Reproduce word for word the lines from the beginning of the entries to the line with "tick_every = 4", both included, but none of the pictures.

=== Records supplied ===
◆ ◆ ◆

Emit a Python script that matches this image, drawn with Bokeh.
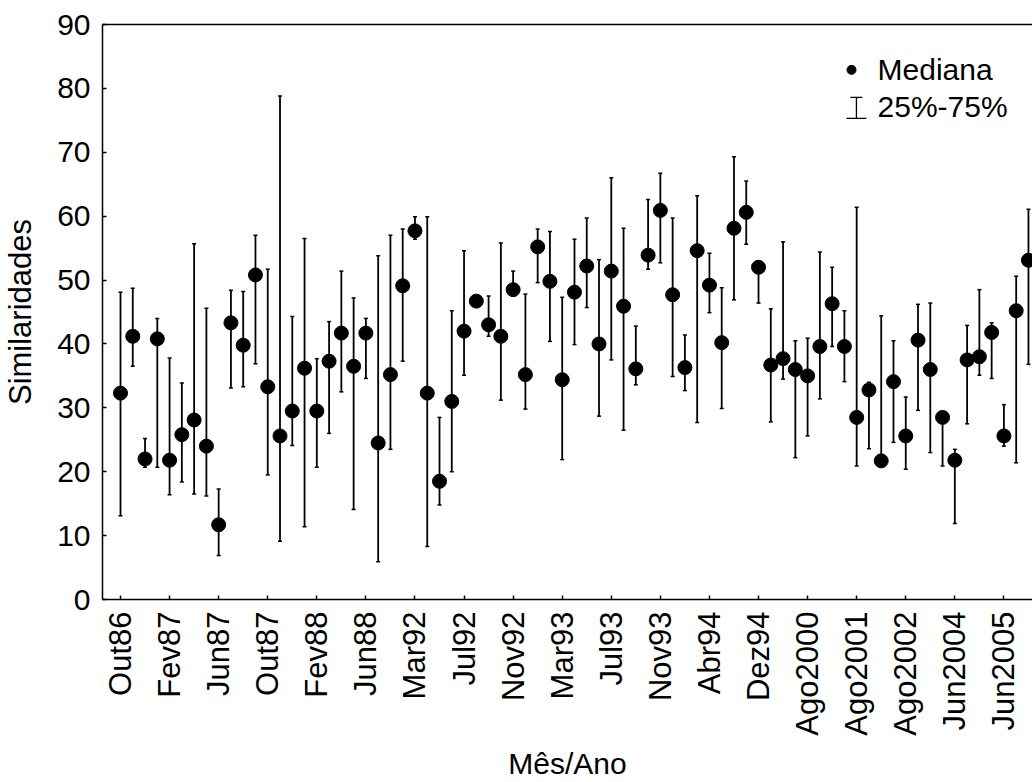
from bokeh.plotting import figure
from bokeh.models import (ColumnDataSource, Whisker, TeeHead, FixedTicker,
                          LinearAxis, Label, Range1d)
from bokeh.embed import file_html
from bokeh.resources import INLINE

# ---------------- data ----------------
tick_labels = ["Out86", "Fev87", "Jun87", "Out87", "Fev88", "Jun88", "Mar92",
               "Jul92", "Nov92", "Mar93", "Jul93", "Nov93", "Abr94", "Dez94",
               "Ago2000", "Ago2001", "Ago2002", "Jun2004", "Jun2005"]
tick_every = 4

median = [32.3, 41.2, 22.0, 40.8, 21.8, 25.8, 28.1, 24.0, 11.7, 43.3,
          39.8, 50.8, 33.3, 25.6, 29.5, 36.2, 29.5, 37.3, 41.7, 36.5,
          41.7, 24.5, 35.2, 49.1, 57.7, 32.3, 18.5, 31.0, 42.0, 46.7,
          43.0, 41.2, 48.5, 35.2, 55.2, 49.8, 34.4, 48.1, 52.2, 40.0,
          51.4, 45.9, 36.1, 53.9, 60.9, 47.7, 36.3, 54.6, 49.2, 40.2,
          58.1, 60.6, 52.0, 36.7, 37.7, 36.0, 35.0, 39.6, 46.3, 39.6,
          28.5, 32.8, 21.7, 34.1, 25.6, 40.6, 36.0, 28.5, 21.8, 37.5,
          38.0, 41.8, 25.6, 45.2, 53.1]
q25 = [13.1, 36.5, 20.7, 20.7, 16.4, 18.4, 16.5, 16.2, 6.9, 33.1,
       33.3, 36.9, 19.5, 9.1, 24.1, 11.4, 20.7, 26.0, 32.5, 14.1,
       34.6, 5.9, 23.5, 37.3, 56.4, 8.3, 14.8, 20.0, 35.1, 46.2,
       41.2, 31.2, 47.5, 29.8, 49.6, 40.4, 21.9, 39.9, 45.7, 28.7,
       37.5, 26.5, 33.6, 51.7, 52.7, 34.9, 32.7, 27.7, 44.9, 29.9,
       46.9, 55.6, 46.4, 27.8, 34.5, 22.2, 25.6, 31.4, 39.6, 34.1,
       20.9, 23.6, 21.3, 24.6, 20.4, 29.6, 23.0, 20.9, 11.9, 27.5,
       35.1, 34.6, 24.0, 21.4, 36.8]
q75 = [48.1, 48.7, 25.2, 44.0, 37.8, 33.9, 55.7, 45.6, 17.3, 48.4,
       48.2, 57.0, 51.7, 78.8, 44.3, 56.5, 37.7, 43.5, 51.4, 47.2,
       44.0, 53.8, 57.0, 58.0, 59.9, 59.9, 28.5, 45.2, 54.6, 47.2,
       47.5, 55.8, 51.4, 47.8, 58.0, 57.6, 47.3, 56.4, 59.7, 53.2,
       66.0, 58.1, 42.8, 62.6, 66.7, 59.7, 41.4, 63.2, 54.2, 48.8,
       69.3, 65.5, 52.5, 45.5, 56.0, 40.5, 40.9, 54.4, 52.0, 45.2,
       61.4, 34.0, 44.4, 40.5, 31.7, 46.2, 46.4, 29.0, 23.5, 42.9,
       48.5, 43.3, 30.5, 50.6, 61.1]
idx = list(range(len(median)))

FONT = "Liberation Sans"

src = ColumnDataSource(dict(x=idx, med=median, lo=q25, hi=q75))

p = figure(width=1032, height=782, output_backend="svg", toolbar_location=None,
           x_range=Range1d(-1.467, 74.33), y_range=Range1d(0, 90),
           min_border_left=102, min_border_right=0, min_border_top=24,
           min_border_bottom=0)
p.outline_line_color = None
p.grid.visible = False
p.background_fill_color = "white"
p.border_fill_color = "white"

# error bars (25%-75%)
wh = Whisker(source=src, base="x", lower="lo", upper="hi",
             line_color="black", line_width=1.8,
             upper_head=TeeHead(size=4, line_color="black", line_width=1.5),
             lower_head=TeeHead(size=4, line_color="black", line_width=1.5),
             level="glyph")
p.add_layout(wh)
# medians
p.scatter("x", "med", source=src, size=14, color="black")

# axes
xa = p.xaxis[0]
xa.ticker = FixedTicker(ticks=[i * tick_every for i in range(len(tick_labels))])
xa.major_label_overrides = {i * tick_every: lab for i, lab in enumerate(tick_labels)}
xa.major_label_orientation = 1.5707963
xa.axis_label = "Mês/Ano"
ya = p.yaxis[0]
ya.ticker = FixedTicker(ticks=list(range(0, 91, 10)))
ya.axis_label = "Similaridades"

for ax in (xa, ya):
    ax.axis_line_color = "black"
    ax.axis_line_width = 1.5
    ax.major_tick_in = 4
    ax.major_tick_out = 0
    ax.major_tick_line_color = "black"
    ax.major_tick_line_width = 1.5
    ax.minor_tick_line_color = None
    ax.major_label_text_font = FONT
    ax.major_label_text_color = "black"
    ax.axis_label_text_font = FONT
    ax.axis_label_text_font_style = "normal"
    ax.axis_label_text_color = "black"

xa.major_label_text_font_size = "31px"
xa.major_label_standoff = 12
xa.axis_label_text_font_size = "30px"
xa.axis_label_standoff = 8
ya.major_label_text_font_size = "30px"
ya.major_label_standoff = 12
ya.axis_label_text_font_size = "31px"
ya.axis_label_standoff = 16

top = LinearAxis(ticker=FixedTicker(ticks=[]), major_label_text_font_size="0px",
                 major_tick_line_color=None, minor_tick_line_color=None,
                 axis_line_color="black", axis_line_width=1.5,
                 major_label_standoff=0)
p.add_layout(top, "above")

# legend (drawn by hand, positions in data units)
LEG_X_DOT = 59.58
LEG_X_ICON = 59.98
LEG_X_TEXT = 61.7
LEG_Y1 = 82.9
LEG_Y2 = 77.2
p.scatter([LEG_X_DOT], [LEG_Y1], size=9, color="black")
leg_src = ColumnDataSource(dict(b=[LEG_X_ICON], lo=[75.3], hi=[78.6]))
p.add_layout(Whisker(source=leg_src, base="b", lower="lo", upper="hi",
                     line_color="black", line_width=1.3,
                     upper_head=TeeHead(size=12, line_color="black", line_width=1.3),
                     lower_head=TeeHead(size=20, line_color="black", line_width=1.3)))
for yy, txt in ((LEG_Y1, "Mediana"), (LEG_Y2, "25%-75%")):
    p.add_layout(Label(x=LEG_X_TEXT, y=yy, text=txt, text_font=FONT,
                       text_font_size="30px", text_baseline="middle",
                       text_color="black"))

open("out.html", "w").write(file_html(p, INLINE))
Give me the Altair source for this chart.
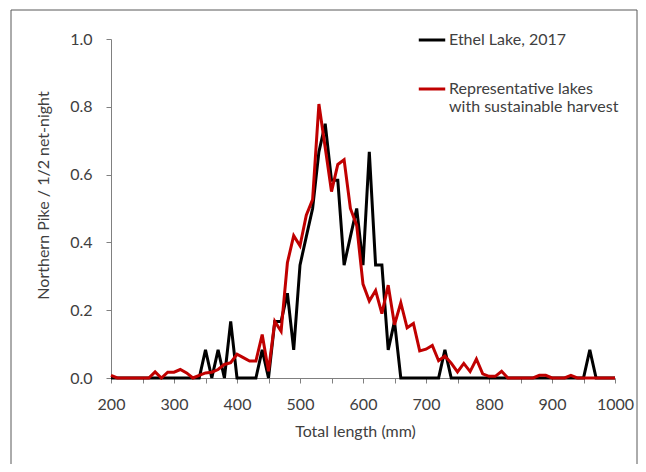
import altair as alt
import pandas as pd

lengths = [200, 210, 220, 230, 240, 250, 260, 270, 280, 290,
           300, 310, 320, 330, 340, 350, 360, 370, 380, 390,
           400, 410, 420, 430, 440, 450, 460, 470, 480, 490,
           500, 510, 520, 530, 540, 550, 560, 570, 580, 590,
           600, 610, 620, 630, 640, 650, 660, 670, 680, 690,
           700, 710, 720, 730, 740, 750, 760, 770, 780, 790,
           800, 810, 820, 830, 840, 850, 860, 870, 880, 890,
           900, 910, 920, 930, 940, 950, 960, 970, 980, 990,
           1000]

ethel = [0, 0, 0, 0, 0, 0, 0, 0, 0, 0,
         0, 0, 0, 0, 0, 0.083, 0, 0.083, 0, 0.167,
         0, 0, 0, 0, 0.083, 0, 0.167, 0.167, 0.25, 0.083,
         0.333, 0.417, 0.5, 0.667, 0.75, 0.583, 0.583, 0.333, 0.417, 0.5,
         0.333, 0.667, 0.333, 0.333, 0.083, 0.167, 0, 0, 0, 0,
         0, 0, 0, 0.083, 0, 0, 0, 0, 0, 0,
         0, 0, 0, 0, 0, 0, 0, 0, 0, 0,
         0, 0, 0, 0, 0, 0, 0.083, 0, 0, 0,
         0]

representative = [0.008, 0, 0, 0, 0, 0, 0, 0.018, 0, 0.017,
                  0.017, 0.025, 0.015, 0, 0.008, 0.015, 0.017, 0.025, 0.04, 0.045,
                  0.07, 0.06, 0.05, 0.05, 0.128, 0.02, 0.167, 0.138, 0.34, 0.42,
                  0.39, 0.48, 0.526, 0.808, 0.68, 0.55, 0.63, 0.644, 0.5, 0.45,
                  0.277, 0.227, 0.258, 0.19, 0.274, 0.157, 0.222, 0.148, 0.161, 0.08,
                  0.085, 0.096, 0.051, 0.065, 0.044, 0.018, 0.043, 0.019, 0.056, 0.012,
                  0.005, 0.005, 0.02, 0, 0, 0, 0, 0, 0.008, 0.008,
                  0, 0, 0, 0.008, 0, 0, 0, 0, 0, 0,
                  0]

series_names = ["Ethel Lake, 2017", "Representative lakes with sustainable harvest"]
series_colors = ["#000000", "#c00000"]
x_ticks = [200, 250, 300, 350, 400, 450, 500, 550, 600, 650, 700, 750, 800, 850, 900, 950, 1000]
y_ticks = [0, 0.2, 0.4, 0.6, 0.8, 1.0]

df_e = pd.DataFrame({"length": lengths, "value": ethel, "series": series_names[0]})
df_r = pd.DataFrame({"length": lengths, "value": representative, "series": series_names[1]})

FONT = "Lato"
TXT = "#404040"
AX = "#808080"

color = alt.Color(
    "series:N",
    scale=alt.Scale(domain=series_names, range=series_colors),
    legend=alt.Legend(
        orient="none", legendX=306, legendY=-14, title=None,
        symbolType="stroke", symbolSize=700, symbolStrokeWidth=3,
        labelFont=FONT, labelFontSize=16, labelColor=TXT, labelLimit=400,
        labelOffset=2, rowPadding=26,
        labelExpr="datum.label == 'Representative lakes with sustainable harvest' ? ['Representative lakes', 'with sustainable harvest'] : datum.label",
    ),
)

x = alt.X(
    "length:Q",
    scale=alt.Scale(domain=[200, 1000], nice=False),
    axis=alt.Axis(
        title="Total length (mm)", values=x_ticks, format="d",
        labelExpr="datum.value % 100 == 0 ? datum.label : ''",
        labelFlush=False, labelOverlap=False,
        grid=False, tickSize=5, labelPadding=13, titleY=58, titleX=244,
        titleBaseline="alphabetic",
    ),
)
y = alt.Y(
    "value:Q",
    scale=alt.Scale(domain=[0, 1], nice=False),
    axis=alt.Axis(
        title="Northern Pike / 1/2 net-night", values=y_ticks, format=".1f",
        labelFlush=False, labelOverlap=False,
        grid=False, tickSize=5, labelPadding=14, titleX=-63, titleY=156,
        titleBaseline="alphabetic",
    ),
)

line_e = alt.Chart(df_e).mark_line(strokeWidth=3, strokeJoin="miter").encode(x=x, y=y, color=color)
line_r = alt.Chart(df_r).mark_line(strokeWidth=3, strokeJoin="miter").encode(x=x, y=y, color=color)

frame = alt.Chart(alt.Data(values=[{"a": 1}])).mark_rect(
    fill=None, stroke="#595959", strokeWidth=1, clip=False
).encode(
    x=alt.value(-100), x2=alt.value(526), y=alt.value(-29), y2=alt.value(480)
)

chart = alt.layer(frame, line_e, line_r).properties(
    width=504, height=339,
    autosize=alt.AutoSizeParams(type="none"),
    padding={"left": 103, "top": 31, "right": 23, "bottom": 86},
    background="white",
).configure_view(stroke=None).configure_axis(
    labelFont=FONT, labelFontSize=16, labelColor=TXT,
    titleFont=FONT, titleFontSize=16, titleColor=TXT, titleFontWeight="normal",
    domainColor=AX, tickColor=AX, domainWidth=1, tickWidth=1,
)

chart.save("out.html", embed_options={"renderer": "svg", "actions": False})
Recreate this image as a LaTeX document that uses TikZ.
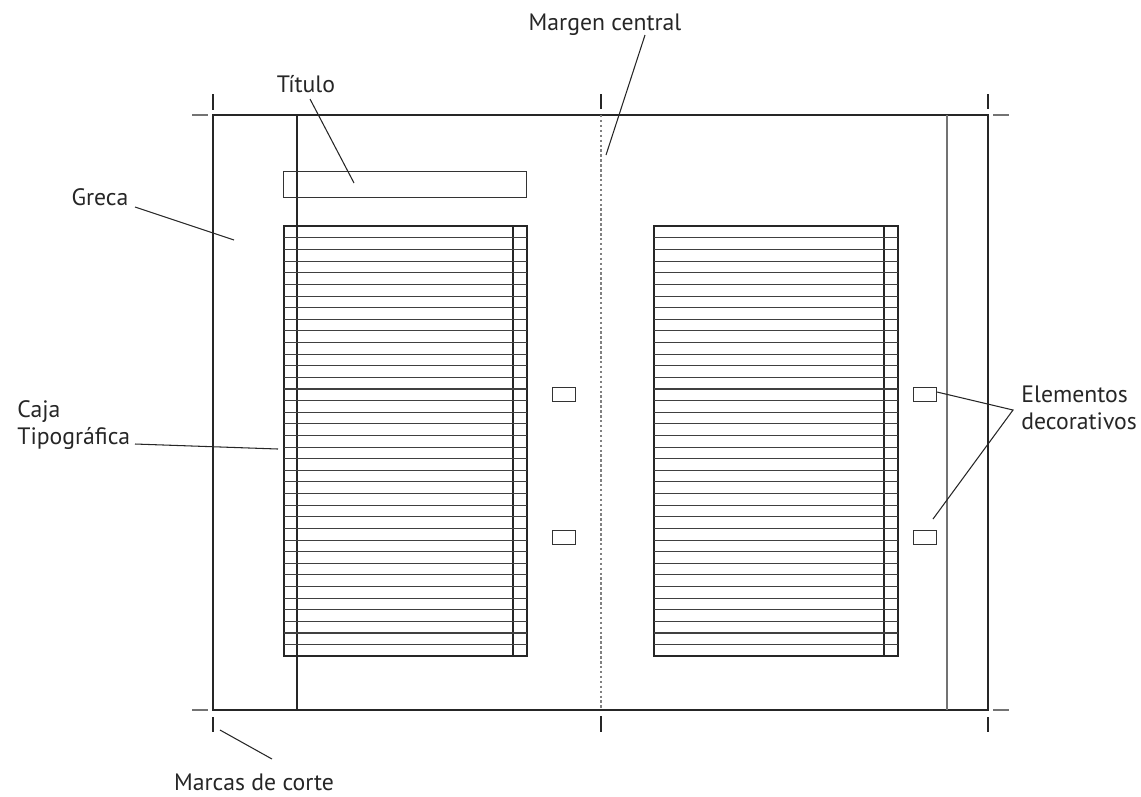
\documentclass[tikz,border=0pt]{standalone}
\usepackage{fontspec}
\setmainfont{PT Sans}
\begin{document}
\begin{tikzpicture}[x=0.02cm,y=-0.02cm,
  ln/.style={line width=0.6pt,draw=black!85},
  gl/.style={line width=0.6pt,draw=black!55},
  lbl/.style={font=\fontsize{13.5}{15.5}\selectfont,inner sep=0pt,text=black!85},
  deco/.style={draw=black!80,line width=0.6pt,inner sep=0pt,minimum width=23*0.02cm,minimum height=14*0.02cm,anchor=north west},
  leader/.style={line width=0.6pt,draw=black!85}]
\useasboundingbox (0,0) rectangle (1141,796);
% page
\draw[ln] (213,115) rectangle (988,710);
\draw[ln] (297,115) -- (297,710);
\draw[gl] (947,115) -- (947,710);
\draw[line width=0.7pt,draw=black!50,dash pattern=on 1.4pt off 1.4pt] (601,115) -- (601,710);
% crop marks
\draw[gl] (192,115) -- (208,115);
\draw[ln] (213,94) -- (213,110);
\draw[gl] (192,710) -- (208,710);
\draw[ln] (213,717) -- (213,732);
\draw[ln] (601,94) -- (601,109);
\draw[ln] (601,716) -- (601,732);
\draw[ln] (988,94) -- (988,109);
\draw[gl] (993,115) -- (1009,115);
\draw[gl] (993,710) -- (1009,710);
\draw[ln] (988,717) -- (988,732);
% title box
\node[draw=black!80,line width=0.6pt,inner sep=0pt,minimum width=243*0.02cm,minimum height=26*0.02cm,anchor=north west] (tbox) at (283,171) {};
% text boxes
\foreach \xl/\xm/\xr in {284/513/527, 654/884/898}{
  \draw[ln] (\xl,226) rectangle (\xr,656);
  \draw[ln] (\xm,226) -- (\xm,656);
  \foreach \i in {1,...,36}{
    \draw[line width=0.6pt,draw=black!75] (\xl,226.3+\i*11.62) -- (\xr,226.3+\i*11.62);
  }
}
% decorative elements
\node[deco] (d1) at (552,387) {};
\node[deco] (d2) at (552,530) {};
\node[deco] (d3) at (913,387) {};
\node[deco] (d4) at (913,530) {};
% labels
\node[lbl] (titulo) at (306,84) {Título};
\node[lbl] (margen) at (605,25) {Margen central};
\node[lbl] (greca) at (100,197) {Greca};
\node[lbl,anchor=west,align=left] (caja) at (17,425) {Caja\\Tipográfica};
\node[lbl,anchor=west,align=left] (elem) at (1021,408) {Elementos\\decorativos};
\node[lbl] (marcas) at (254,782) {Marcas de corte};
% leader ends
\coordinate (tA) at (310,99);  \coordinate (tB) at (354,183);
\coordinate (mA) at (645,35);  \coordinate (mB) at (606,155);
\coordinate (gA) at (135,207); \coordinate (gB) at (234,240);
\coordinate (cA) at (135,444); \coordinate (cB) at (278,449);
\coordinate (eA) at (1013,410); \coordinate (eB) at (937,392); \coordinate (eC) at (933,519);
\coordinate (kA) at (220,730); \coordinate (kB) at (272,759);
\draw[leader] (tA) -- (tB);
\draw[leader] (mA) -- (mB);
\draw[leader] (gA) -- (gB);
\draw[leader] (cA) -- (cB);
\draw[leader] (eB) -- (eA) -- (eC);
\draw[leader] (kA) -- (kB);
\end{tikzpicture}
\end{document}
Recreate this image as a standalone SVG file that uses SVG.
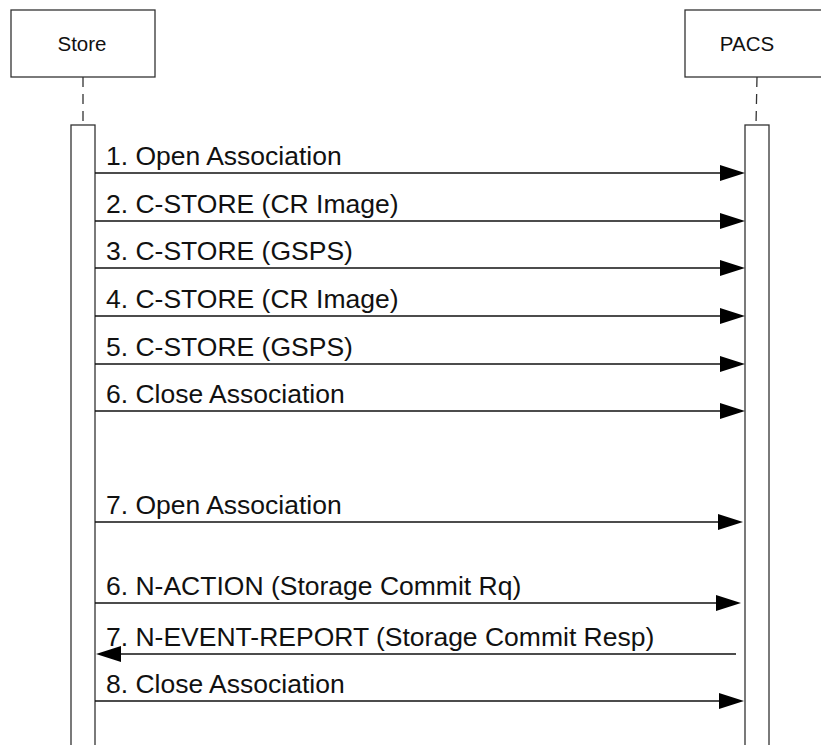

◆ ◆ ◆

=== Worked answer ===
Emit a Python script that matches this image, drawn with Bokeh.
from bokeh.plotting import figure
from bokeh.models import (ColumnDataSource, Whisker, TeeHead, FixedTicker,
                          LinearAxis, Label, Range1d)
from bokeh.embed import file_html
from bokeh.resources import INLINE

# ---------------- data ----------------
tick_labels = ["Out86", "Fev87", "Jun87", "Out87", "Fev88", "Jun88", "Mar92",
               "Jul92", "Nov92", "Mar93", "Jul93", "Nov93", "Abr94", "Dez94",
               "Ago2000", "Ago2001", "Ago2002", "Jun2004", "Jun2005"]
tick_every = 4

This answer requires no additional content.